On the other side, I also had the great privilege of training aerial technique, posture, lines, staging and numerous routines under Ryan’s direction. I also created my own choreographies with partners and eagerly took any opportunity to perform Lindy Hop on stages, events, festivals, parties, sometimes even for money!
Contributing to my question, “is Lindy Hop meant to be social or for stage”, was also the fact that I had great experiences with several wonderful dance partners who influenced my thoughts on the dance.
Scott Angelius and I worked together from 2000-2002 in Austin teaching and coming up with routines for competition. He helped me codify steps, combinations and style for looking polished. At the same time my social dance skills developed as I played with Sully Ross, Mike Lenneville and most successfully, Jeramie Anderson. Jeramie and I accidentally made it to finals at ALHC and won a few other competitions with out any rehearsals or prepared material. He sparked my belief in spontaneity and trust.
More recently in my life I’ve had the phenomenal balance and luxury of partnering Nathan Bugh and Michael Jagger. Nathan’s strength is usually his advanced musicality and ability to improvise complex rhythms. Michael’s strength is presentation, comedy and character, story telling and sweeping movements with his partner. Both are absolute pros and overlap in many ways, but I would say Nathan more confidently represents the social art of Lindy Hop and Michael represents the performative stage presence of Lindy Hop.
Again, I am stuck in the middle, understanding the values of both paths. I have dragged myself into the conversation that I imagine many people have had at some point which asks, “is this art meant for an audience or is it art just because it is an expression of one’s self?”
Is the collaboration between two dancers on the social floor the height of the art form? What if no one was watching?
Is the height of the art form a well conceived, rehearsed, perfected routine of huge difficulty that wins 1st place in competition?
Are aerials and other tricks necessary for the dance to be appreciated by an audience?
I have been challenged by these questions over and over again in my career of being a Lindy Hop dancer and teacher. I discuss, and more often argue, with my colleagues about what way Lindy Hop should be viewed in the larger, commercial world.

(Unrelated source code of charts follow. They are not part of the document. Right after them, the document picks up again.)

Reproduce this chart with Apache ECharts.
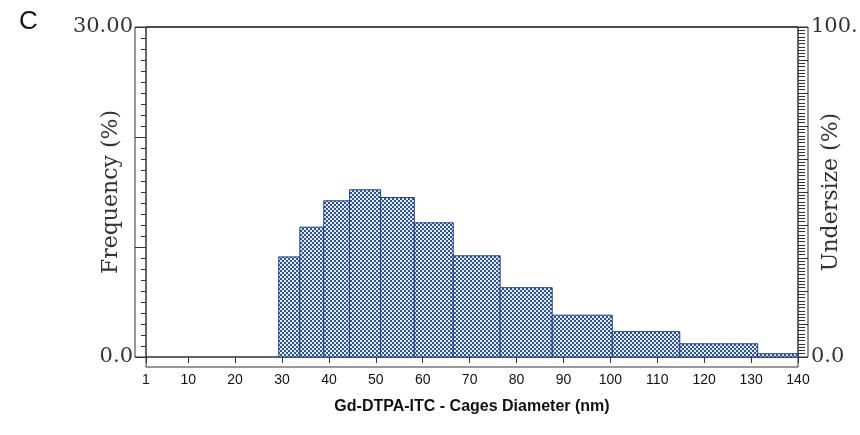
<!DOCTYPE html>
<html>
<head>
<meta charset="utf-8">
<script src="https://cdn.jsdelivr.net/npm/echarts@6/dist/echarts.min.js"></script>
<style>html,body{margin:0;padding:0;background:#fff}#c{width:860px;height:435px}</style>
</head>
<body>
<div id="c"></div>
<script>
// Histogram bin edges (nm) and frequency (%)
var binLeft  = [29.3, 33.8, 38.9, 44.4, 51.0, 58.2, 66.5, 76.5, 87.6, 100.4, 114.8, 131.4];
var binRight = [33.8, 38.9, 44.4, 51.0, 58.2, 66.5, 76.5, 87.6, 100.4, 114.8, 131.4, 140];
var frequency = [9.1, 11.8, 14.2, 15.2, 14.5, 12.2, 9.2, 6.3, 3.8, 2.3, 1.2, 0.3];
var xTicks = [1, 10, 20, 30, 40, 50, 60, 70, 80, 90, 100, 110, 120, 130, 140];
var xTitle = 'Gd-DTPA-ITC - Cages Diameter (nm)';
var leftTitle = 'Frequency (%)';
var rightTitle = 'Undersize (%)';
var panelLabel = 'C';

var data = binLeft.map(function (l, i) { return [l, binRight[i], frequency[i]]; });

// checkered fill pattern
var pc = document.createElement('canvas');
pc.width = 4; pc.height = 4;
var g = pc.getContext('2d');
g.fillStyle = '#2c52a3'; g.fillRect(0, 0, 4, 4);
g.fillStyle = '#e6edf9'; g.fillRect(0, 0, 2, 2); g.fillRect(2, 2, 2, 2);
var pattern = { image: pc, repeat: 'repeat' };

var lineColor = '#333';
var serif = 'DejaVu Serif';

var chart = echarts.init(document.getElementById('c'), null, { renderer: 'canvas' });
chart.setOption({
  animation: false,
  backgroundColor: '#fff',
  title: {
    text: panelLabel, left: 14, top: 4,
    textStyle: { fontFamily: 'Liberation Sans', fontSize: 26, fontWeight: 'normal', color: '#111' }
  },
  grid: [
    { left: 146, right: 62, top: 27, bottom: 78, show: true, borderColor: lineColor, borderWidth: 1, backgroundColor: 'transparent', outerBoundsMode: 'none' },
    { left: 135, right: 52, top: 27, bottom: 78, show: true, borderColor: lineColor, borderWidth: 1, backgroundColor: 'transparent', outerBoundsMode: 'none' },
    { left: 146, right: 62, top: 27, bottom: 68, show: true, borderColor: lineColor, borderWidth: 1, backgroundColor: 'transparent', outerBoundsMode: 'none' }
  ],
  xAxis: [
    {
      gridIndex: 0, type: 'value', min: 1, max: 140, position: 'bottom',
      axisLine: { show: false },
      axisTick: { show: true, inside: false, length: 6, customValues: xTicks, lineStyle: { color: lineColor } },
      axisLabel: { show: false }, splitLine: { show: false }
    },
    {
      gridIndex: 2, type: 'value', min: 1, max: 140, position: 'bottom',
      axisLine: { show: false }, axisTick: { show: false }, splitLine: { show: false },
      axisLabel: { show: true, customValues: xTicks, margin: 6, fontFamily: 'Liberation Sans', fontSize: 14, color: '#111' },
      name: xTitle, nameLocation: 'middle', nameGap: 32, nameMoveOverlap: false,
      nameTextStyle: { fontFamily: 'Liberation Sans', fontSize: 16, fontWeight: 'bold', color: '#111' }
    },
    { gridIndex: 1, type: 'value', min: 0, max: 1, show: false }
  ],
  yAxis: [
    {
      gridIndex: 0, type: 'value', min: 0, max: 30, interval: 10, position: 'left',
      axisLine: { show: false },
      axisTick: { show: true, inside: false, length: 11, lineStyle: { color: lineColor } },
      minorTick: { show: true, splitNumber: 10, length: 5, lineStyle: { color: lineColor } },
      splitLine: { show: false }, minorSplitLine: { show: false },
      axisLabel: {
        margin: 13, fontFamily: serif, fontSize: 21, color: '#333',
        formatter: function (v) { return v === 30 ? '30.00' : (v === 0 ? '0.0' : ''); }
      },
      name: leftTitle, nameLocation: 'middle', nameGap: 24, nameMoveOverlap: false,
      nameTextStyle: { fontFamily: serif, fontSize: 22, color: '#333' }
    },
    {
      gridIndex: 0, type: 'value', min: 0, max: 100, interval: 10, position: 'right',
      axisLine: { show: false },
      axisTick: { show: true, inside: false, length: 10, lineStyle: { color: lineColor } },
      minorTick: { show: true, splitNumber: 10, length: 7, lineStyle: { color: lineColor } },
      splitLine: { show: false }, minorSplitLine: { show: false },
      axisLabel: {
        margin: 13, fontFamily: serif, fontSize: 21, color: '#333',
        formatter: function (v) { return v === 100 ? '100.' : (v === 0 ? '0.0' : ''); }
      },
      name: rightTitle, nameLocation: 'middle', nameGap: 22, nameMoveOverlap: false,
      nameTextStyle: { fontFamily: serif, fontSize: 22, color: '#333' }
    },
    { gridIndex: 1, type: 'value', min: 0, max: 1, show: false },
    { gridIndex: 2, type: 'value', min: 0, max: 1, show: false }
  ],
  series: [{
    type: 'custom',
    xAxisIndex: 0, yAxisIndex: 0,
    data: data,
    encode: { x: [0, 1], y: 2 },
    renderItem: function (params, api) {
      var p0 = api.coord([api.value(0), api.value(2)]);
      var p1 = api.coord([api.value(1), 0]);
      return {
        type: 'rect',
        shape: { x: p0[0], y: p0[1], width: p1[0] - p0[0], height: p1[1] - p0[1] },
        style: { fill: pattern, stroke: '#1f3f88', lineWidth: 1 }
      };
    }
  }]
});
</script>
</body>
</html>
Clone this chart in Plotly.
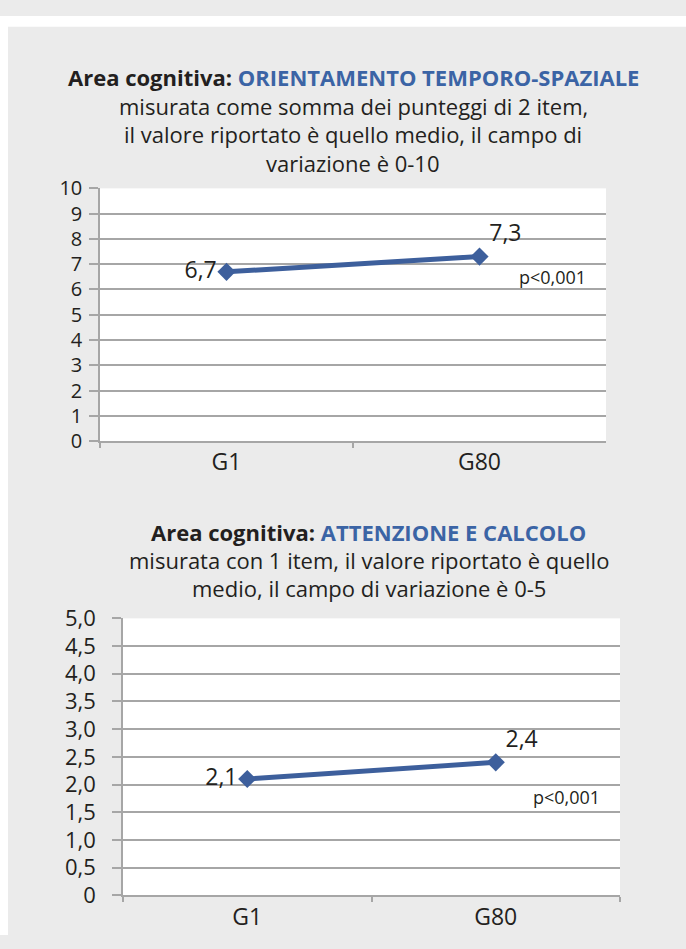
import plotly.graph_objects as go

# Data
categories = ["G1", "G80"]
orient_values = [6.7, 7.3]
orient_labels = ["6,7", "7,3"]
attenz_values = [2.1, 2.4]
attenz_labels = ["2,1", "2,4"]

orient_ticks = list(range(0, 11))
orient_ticktext = [str(v) for v in orient_ticks]
attenz_ticks = [0, 0.5, 1.0, 1.5, 2.0, 2.5, 3.0, 3.5, 4.0, 4.5, 5.0]
attenz_ticktext = ["0", "0,5", "1,0", "1,5", "2,0", "2,5", "3,0", "3,5", "4,0", "4,5", "5,0"]

p_text = "p&lt;0,001"

W, H = 686, 949
FONT = "Open Sans"
TXT = "#231f20"
BLUE = "#3b64a5"
LINE = "#3d5f9c"
GRID = "#a6a6a6"
BG = "#ebebeb"


def px(x):
    return x / W


def py(y):
    return 1 - y / H


fig = go.Figure()

for vals, labels, xa, ya in [
    (orient_values, orient_labels, "x", "y"),
    (attenz_values, attenz_labels, "x2", "y2"),
]:
    fig.add_trace(go.Scatter(
        x=categories, y=vals, text=labels,
        mode="lines+markers+text", textposition=["middle left", "top right"],
        textfont=dict(family=FONT, size=23, color=TXT),
        line=dict(color=LINE, width=5),
        marker=dict(symbol="diamond", size=14, color=LINE),
        xaxis=xa, yaxis=ya, showlegend=False, cliponaxis=False,
    ))

xcommon = dict(
    type="category", range=[-0.5, 1.5], showgrid=False, zeroline=False,
    showline=True, linecolor=GRID, linewidth=1.5,
    ticks="outside", tickson="boundaries", ticklen=5, tickcolor=GRID, tickwidth=1.5,
    tickfont=dict(family=FONT, size=23, color=TXT),
)
ycommon = dict(
    showgrid=True, gridcolor=GRID, gridwidth=1.5, zeroline=False,
    showline=True, linecolor=GRID, linewidth=1.5,
    ticks="outside", ticklen=9, tickcolor=GRID, tickwidth=1.5,
)

fig.update_layout(
    width=W, height=H,
    margin=dict(l=0, r=0, t=0, b=0),
    paper_bgcolor=BG, plot_bgcolor="white",
    xaxis=dict(domain=[px(100), px(606)], anchor="y", **xcommon),
    yaxis=dict(domain=[py(439), py(178)], anchor="x", range=[0, 10],
               tickvals=orient_ticks, ticktext=orient_ticktext,
               tickfont=dict(family=FONT, size=20, color=TXT),
               ticklabelstandoff=3, **ycommon),
    xaxis2=dict(domain=[px(123), px(620)], anchor="y2", **xcommon),
    yaxis2=dict(domain=[py(908), py(622)], anchor="x2", range=[0, 5],
                tickvals=attenz_ticks, ticktext=attenz_ticktext,
                tickfont=dict(family=FONT, size=22, color=TXT),
                ticklabelstandoff=12, **ycommon),
)

# white page margins around the grey panel
fig.add_shape(type="rect", xref="paper", yref="paper", x0=0, x1=px(8), y0=0, y1=1,
              fillcolor="white", line_width=0, layer="below")
fig.add_shape(type="rect", xref="paper", yref="paper", x0=0, x1=1, y0=py(11), y1=1,
              fillcolor="white", line_width=0, layer="below")


def text_line(txt, x, y, size=22, xanchor="center"):
    fig.add_annotation(text=txt, x=px(x), y=py(y), xref="paper", yref="paper",
                       xanchor=xanchor, yanchor="middle", showarrow=False,
                       font=dict(family=FONT, size=size, color=TXT))


# Titles
title1 = [
    f"<b>Area cognitiva: <span style='color:{BLUE}'>ORIENTAMENTO TEMPORO-SPAZIALE</span></b>",
    "misurata come somma dei punteggi di 2 item,",
    "il valore riportato è quello medio, il campo di",
    "variazione è 0-10",
]
for i, t in enumerate(title1):
    text_line(t, 353, 63 + i * 29.5)

title2 = [
    f"<b>Area cognitiva: <span style='color:{BLUE}'>ATTENZIONE E CALCOLO</span></b>",
    "misurata con 1 item, il valore riportato è quello",
    "medio, il campo di variazione è 0-5",
]
for i, t in enumerate(title2):
    text_line(t, 369, 533 + i * 29)

# significance notes
text_line(p_text, 588, 270, size=18, xanchor="right")
text_line(p_text, 602, 806, size=18, xanchor="right")

fig.write_html("out.html")
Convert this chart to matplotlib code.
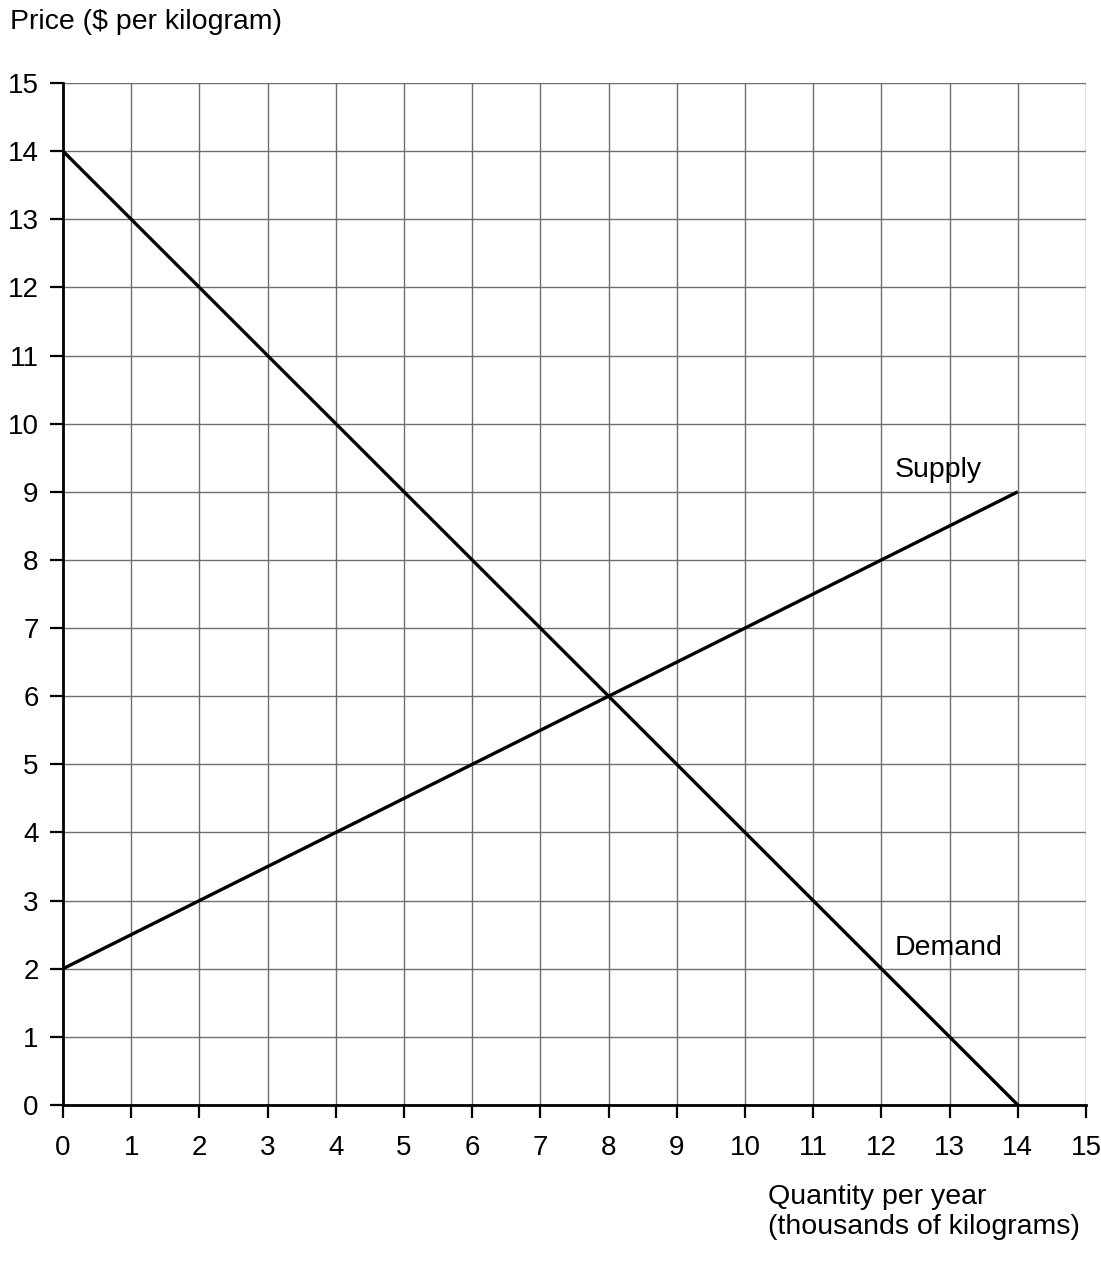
import numpy as np
import matplotlib.pyplot as plt

plt.rcParams['font.family'] = ['Liberation Sans', 'DejaVu Sans']

# quantity (thousands of kg) and price ($/kg) end points
supply_q = [0, 14]
supply_p = [2, 9]
demand_q = [0, 14]
demand_p = [14, 0]
ticks = list(range(0, 16))

fig = plt.figure(figsize=(11.01, 12.73), dpi=100)
ax = fig.add_axes([63 / 1101, 1 - 1105 / 1273, 1023 / 1101, 1022 / 1273])

ax.plot(supply_q, supply_p, color='black', lw=2.4, solid_capstyle='butt', zorder=3)
ax.plot(demand_q, demand_p, color='black', lw=2.4, solid_capstyle='butt', zorder=3)

ax.set_xlim(0, 15)
ax.set_ylim(0, 15)
ax.set_xticks(ticks)
ax.set_yticks(ticks)
ax.grid(True, color='#6e6e6e', lw=1.0, zorder=1)
ax.set_axisbelow(True)

for s in ['top', 'right']:
    ax.spines[s].set_visible(False)
for s in ['left', 'bottom']:
    ax.spines[s].set_linewidth(2.0)
    ax.spines[s].set_zorder(4)

ax.tick_params(direction='out', length=9.5, width=1.6, labelsize=20)
ax.tick_params(axis='x', pad=12)
ax.tick_params(axis='y', pad=8)

ax.text(12.2, 9.32, 'Supply', fontsize=20.5, va='center', ha='left')
ax.text(12.2, 2.3, 'Demand', fontsize=20.5, va='center', ha='left')

fig.text(10 / 1101, 1 - 22 / 1273, 'Price ($ per kilogram)', fontsize=20.5,
         ha='left', va='center')
fig.text(768 / 1101, 1 - 1212 / 1273, 'Quantity per year\n(thousands of kilograms)',
         fontsize=20.5, ha='left', va='center', linespacing=1.15)

fig.savefig('out.png', dpi=100)
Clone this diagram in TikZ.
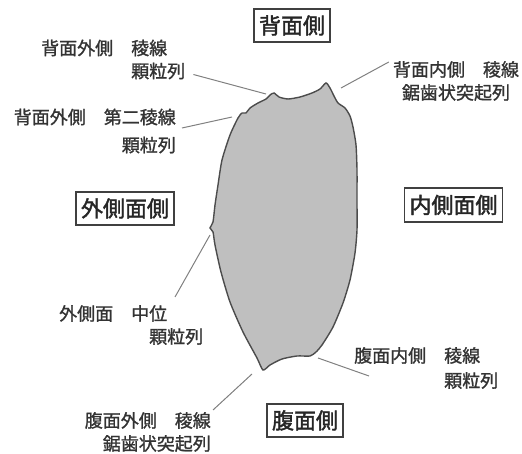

I argue that we as a community should elevate the dance and put it in theaters, commercials, TV, movies and regard it as the gorgeous American art form that it is. I wish universities and institutes such as Alvin Ailey and Jazz at Lincoln Center would recognize that Lindy Hop is and can be taught the way Ballet, Jazz and Tap have been. I think, I hope, that is on the way in the near future.
And yet, if the dance was institutionalized, how would we preserve the freedom of inventing steps and the space to improvise? We wouldn’t want to lose the individual stories and style passed down from generations. Or has that already started to happen? How many “air steps” are taught these days? Who does them? Do you know what they were originally called? Are they required to win a contest or when you are “hired” to perform Lindy Hop?
Perhaps I’ve asked too many questions. I didn’t promise you an answer at the beginning. I guess my 6 year span of conflict has not ended. As I mature, my body is not as able to execute all the tricks I use to do. Nor do I want to flip around as much. More and more, I find incredible joy in the music, the rhythms and the connection of a social dance. However, I still feel the pressure to demonstrate a version of Lindy Hop that I have believed audiences want and expect to see. I still wonder which is the more important path.
What are your thoughts about Lindy Hop?